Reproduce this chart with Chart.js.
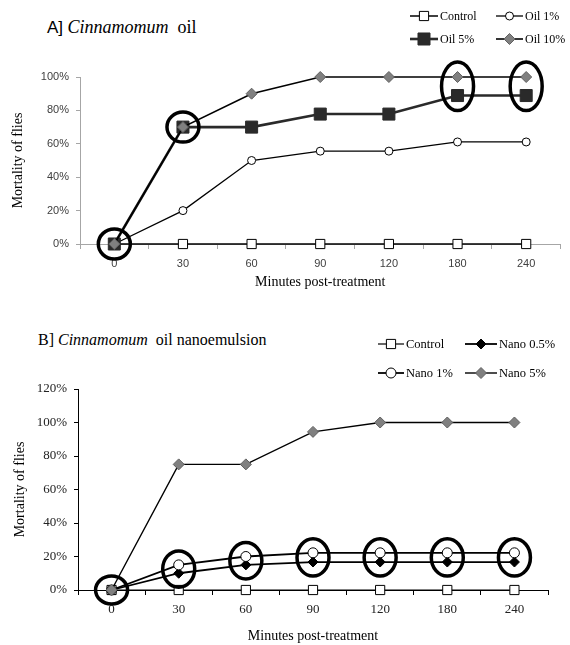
<!DOCTYPE html>
<html>
<head>
<meta charset="utf-8">
<script src="https://cdn.jsdelivr.net/npm/chart.js@4.4.1/dist/chart.umd.min.js"></script>
<style>
  html, body { margin: 0; padding: 0; background: #fff; }
  body { width: 570px; height: 645px; position: relative; overflow: hidden; }
  canvas { position: absolute; left: 0; }
  #cA { top: 0; }
  #cB { top: 305px; }
  .ttl { position: absolute; white-space: pre; color: #000; font-family: "Liberation Serif", serif; }
  #tA { left: 47px; top: 18px; font-size: 18px; line-height: 18px; }
  #tA .lab { font-family: "Liberation Sans", sans-serif; font-size: 17px; }
  #tB { left: 38px; top: 332px; font-size: 16px; line-height: 16px; }
  i { font-style: italic; }
</style>
</head>
<body>
<div class="ttl" id="tA"><span class="lab">A]</span> <i>Cinnamomum</i>  oil</div>
<div class="ttl" id="tB">B] <i>Cinnamomum</i>  oil nanoemulsion</div>
<canvas id="cA" width="570" height="305"></canvas>
<canvas id="cB" width="570" height="340"></canvas>
<script>
// ---------- data ----------
const categories = ['0', '30', '60', '90', '120', '180', '240'];

const seriesNamesA = ['Control', 'Oil 1%', 'Oil 5%', 'Oil 10%'];
const controlA = [0, 0, 0, 0, 0, 0, 0];
const oil1 = [0, 20, 50, 55.6, 55.6, 61.1, 61.1];
const oil5 = [0, 70, 70, 77.8, 77.8, 88.9, 88.9];
const oil10 = [0, 70, 90, 100, 100, 100, 100];
const yTicksA = [0, 20, 40, 60, 80, 100];

const seriesNamesB = ['Control', 'Nano 0.5%', 'Nano 1%', 'Nano 5%'];
const controlB = [0, 0, 0, 0, 0, 0, 0];
const nano05 = [0, 10, 15, 16.7, 16.7, 16.7, 16.7];
const nano1 = [0, 15, 20, 22.2, 22.2, 22.2, 22.2];
const nano5 = [0, 75, 75, 94.4, 100, 100, 100];
const yTicksB = [0, 20, 40, 60, 80, 100, 120];

// highlighted points (category, series circled)
const ringsA = [
  { at: '0', around: ['Oil 10%'] },
  { at: '30', around: ['Oil 5%', 'Oil 10%'] },
  { at: '180', around: ['Oil 5%', 'Oil 10%'] },
  { at: '240', around: ['Oil 5%', 'Oil 10%'] }
];
const ringsB = [
  { at: '0', around: ['Nano 5%'] },
  { at: '30', around: ['Nano 0.5%', 'Nano 1%'] },
  { at: '60', around: ['Nano 0.5%', 'Nano 1%'] },
  { at: '90', around: ['Nano 0.5%', 'Nano 1%'] },
  { at: '120', around: ['Nano 0.5%', 'Nano 1%'] },
  { at: '180', around: ['Nano 0.5%', 'Nano 1%'] },
  { at: '240', around: ['Nano 0.5%', 'Nano 1%'] }
];

// ---------- helpers ----------
function drawMarker(ctx, style, r, x, y, fill, stroke, bw) {
  ctx.save();
  ctx.beginPath();
  if (style === 'rect') {
    const s = Math.SQRT1_2 * r;
    ctx.rect(x - s, y - s, 2 * s, 2 * s);
  } else if (style === 'rectRot') {
    ctx.moveTo(x - r, y); ctx.lineTo(x, y - r); ctx.lineTo(x + r, y); ctx.lineTo(x, y + r); ctx.closePath();
  } else {
    ctx.arc(x, y, r, 0, Math.PI * 2);
  }
  ctx.fillStyle = fill; ctx.fill();
  ctx.lineWidth = bw; ctx.strokeStyle = stroke; ctx.stroke();
  ctx.restore();
}

const legendPlugin = {
  id: 'customLegend',
  afterDraw(chart, args, opts) {
    const ctx = chart.ctx;
    chart.data.datasets.forEach((ds, i) => {
      const x = opts.cols[i % 2];
      const y = opts.rows[Math.floor(i / 2)];
      const len = opts.lineLen[i % 2];
      ctx.save();
      ctx.beginPath();
      ctx.moveTo(x, y); ctx.lineTo(x + len, y);
      ctx.lineWidth = ds.borderWidth; ctx.strokeStyle = ds.borderColor; ctx.stroke();
      drawMarker(ctx, ds.pointStyle, ds.pointRadius * opts.markerScale, x + len / 2, y,
        ds.pointBackgroundColor, ds.pointBorderColor, ds.pointBorderWidth);
      ctx.fillStyle = '#000';
      ctx.font = opts.font;
      ctx.textBaseline = 'middle';
      ctx.textAlign = 'left';
      ctx.fillText(ds.label, x + len + 2, y + 1);
      ctx.restore();
    });
  }
};

const ringPlugin = {
  id: 'rings',
  afterDatasetsDraw(chart, args, opts) {
    const ctx = chart.ctx;
    const xs = chart.scales.x, ys = chart.scales.y;
    opts.rings.forEach(rg => {
      const idx = chart.data.labels.indexOf(rg.at);
      const px = xs.getPixelForValue(idx);
      const pys = rg.around.map(name => {
        const ds = chart.data.datasets.find(d => d.label === name);
        return ys.getPixelForValue(ds.data[idx]);
      });
      const top = Math.min(...pys), bot = Math.max(...pys);
      const cy = (top + bot) / 2;
      const ry = (bot - top) / 2 + opts.padY;
      ctx.save();
      ctx.beginPath();
      ctx.ellipse(px, cy, opts.padX, ry, 0, 0, Math.PI * 2);
      ctx.lineWidth = opts.width; ctx.strokeStyle = '#000'; ctx.stroke();
      ctx.restore();
    });
  }
};

function ds(label, data, o) {
  return Object.assign({
    label, data, clip: false, fill: false, tension: 0,
    borderColor: '#000', borderWidth: 1.5,
    pointBorderColor: '#000', pointBorderWidth: 1,
    pointHoverRadius: 0
  }, o);
}

function makeChart(id, cfg) {
  return new Chart(document.getElementById(id), {
    type: 'line',
    data: { labels: categories, datasets: cfg.datasets },
    plugins: [legendPlugin, ringPlugin],
    options: {
      responsive: false, animation: false, devicePixelRatio: 1,
      layout: { padding: cfg.padding },
      events: [],
      plugins: {
        legend: { display: false }, tooltip: { enabled: false }, title: { display: false },
        customLegend: cfg.legend,
        rings: cfg.rings
      },
      scales: {
        x: {
          type: 'category', offset: true,
          grid: { offset: true, drawOnChartArea: false, tickLength: 5, color: cfg.axisColor, lineWidth: 1 },
          border: { display: true, color: cfg.axisColor, width: 1 },
          ticks: { color: cfg.tickColor, font: cfg.tickFont, padding: cfg.xTickPad, maxRotation: 0, autoSkip: false },
          title: { display: true, text: 'Minutes post-treatment', color: '#000',
                   font: { family: 'Liberation Serif', size: 14 }, padding: { top: 0, bottom: cfg.xTitlePad } },
          afterFit: s => { s.height = cfg.xHeight; }
        },
        y: {
          min: 0, max: cfg.yMax,
          afterBuildTicks: s => { s.ticks = cfg.yTicks.map(v => ({ value: v })); },
          grid: { drawOnChartArea: false, tickLength: 4, color: cfg.axisColor, lineWidth: 1 },
          border: { display: true, color: cfg.axisColor, width: 1 },
          ticks: { color: cfg.tickColor, font: cfg.tickFont, padding: 7, callback: v => v + '%' },
          title: { display: true, text: 'Mortality of flies', color: '#000',
                   font: { family: 'Liberation Serif', size: 14 }, padding: { top: cfg.yTitlePad, bottom: 0 } },
          afterFit: s => { s.width = cfg.yWidth; }
        }
      }
    }
  });
}

// ---------- chart A ----------
makeChart('cA', {
  datasets: [
    ds(seriesNamesA[0], controlA, { pointStyle: 'rect', pointRadius: 6.5, pointBackgroundColor: '#fff', order: 3 }),
    ds(seriesNamesA[1], oil1, { pointStyle: 'circle', pointRadius: 4, pointBackgroundColor: '#fff', borderWidth: 1.3, order: 2 }),
    ds(seriesNamesA[2], oil5, { pointStyle: 'rect', pointRadius: 8.5, pointBackgroundColor: '#2a2a2a', pointBorderColor: '#2a2a2a', borderColor: '#2a2a2a', borderWidth: 2.6, order: 1 }),
    ds(seriesNamesA[3], oil10, { pointStyle: 'rectRot', pointRadius: 5.5, pointBackgroundColor: '#808080', pointBorderColor: '#606060', borderWidth: 1.6, order: 0 })
  ],
  padding: { top: 77, right: 5, left: 0, bottom: 0 },
  yWidth: 80, xHeight: 61, yMax: 100, yTicks: yTicksA,
  axisColor: '#a6a6a6', tickColor: '#404040',
  tickFont: { family: 'Liberation Sans', size: 11 },
  xTickPad: 8, xTitlePad: 14, yTitlePad: 10,
  legend: { cols: [410, 496], rows: [16, 39], lineLen: [28, 27], markerScale: 1, font: '12px "Liberation Serif"' },
  rings: { rings: ringsA, padX: 16, padY: 15, width: 3.5 }
});

// ---------- chart B ----------
makeChart('cB', {
  datasets: [
    ds(seriesNamesB[0], controlB, { pointStyle: 'rect', pointRadius: 6.5, pointBackgroundColor: '#fff', borderWidth: 1.2, order: 3 }),
    ds(seriesNamesB[1], nano05, { pointStyle: 'rectRot', pointRadius: 5, pointBackgroundColor: '#000', borderWidth: 1.8, order: 2 }),
    ds(seriesNamesB[2], nano1, { pointStyle: 'circle', pointRadius: 5, pointBackgroundColor: '#fff', borderWidth: 1.8, order: 1 }),
    ds(seriesNamesB[3], nano5, { pointStyle: 'rectRot', pointRadius: 5.5, pointBackgroundColor: '#808080', pointBorderColor: '#606060', borderWidth: 1.4, order: 0 })
  ],
  padding: { top: 84, right: 22, left: 0, bottom: 0 },
  yWidth: 78, xHeight: 55, yMax: 120, yTicks: yTicksB,
  axisColor: '#000', tickColor: '#222',
  tickFont: { family: 'Liberation Serif', size: 13 },
  xTickPad: 7, xTitlePad: 0, yTitlePad: 12,
  legend: { cols: [378, 465], rows: [39, 68], lineLen: [26, 32], markerScale: 1, font: '12.5px "Liberation Serif"' },
  rings: { rings: ringsB, padX: 16, padY: 14, width: 3.5 }
});
</script>
</body>
</html>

:::

▸ Requirements:
Write down every line from the opening of the listing to the line with "const yTicksA = [0, 20, 40, 60, 80, 100];", both included, and nothing else; the pictures are omitted.

▸ Reply:
Reproduce this chart with Chart.js.
<!DOCTYPE html>
<html>
<head>
<meta charset="utf-8">
<script src="https://cdn.jsdelivr.net/npm/chart.js@4.4.1/dist/chart.umd.min.js"></script>
<style>
  html, body { margin: 0; padding: 0; background: #fff; }
  body { width: 570px; height: 645px; position: relative; overflow: hidden; }
  canvas { position: absolute; left: 0; }
  #cA { top: 0; }
  #cB { top: 305px; }
  .ttl { position: absolute; white-space: pre; color: #000; font-family: "Liberation Serif", serif; }
  #tA { left: 47px; top: 18px; font-size: 18px; line-height: 18px; }
  #tA .lab { font-family: "Liberation Sans", sans-serif; font-size: 17px; }
  #tB { left: 38px; top: 332px; font-size: 16px; line-height: 16px; }
  i { font-style: italic; }
</style>
</head>
<body>
<div class="ttl" id="tA"><span class="lab">A]</span> <i>Cinnamomum</i>  oil</div>
<div class="ttl" id="tB">B] <i>Cinnamomum</i>  oil nanoemulsion</div>
<canvas id="cA" width="570" height="305"></canvas>
<canvas id="cB" width="570" height="340"></canvas>
<script>
// ---------- data ----------
const categories = ['0', '30', '60', '90', '120', '180', '240'];

const seriesNamesA = ['Control', 'Oil 1%', 'Oil 5%', 'Oil 10%'];
const controlA = [0, 0, 0, 0, 0, 0, 0];
const oil1 = [0, 20, 50, 55.6, 55.6, 61.1, 61.1];
const oil5 = [0, 70, 70, 77.8, 77.8, 88.9, 88.9];
const oil10 = [0, 70, 90, 100, 100, 100, 100];
const yTicksA = [0, 20, 40, 60, 80, 100];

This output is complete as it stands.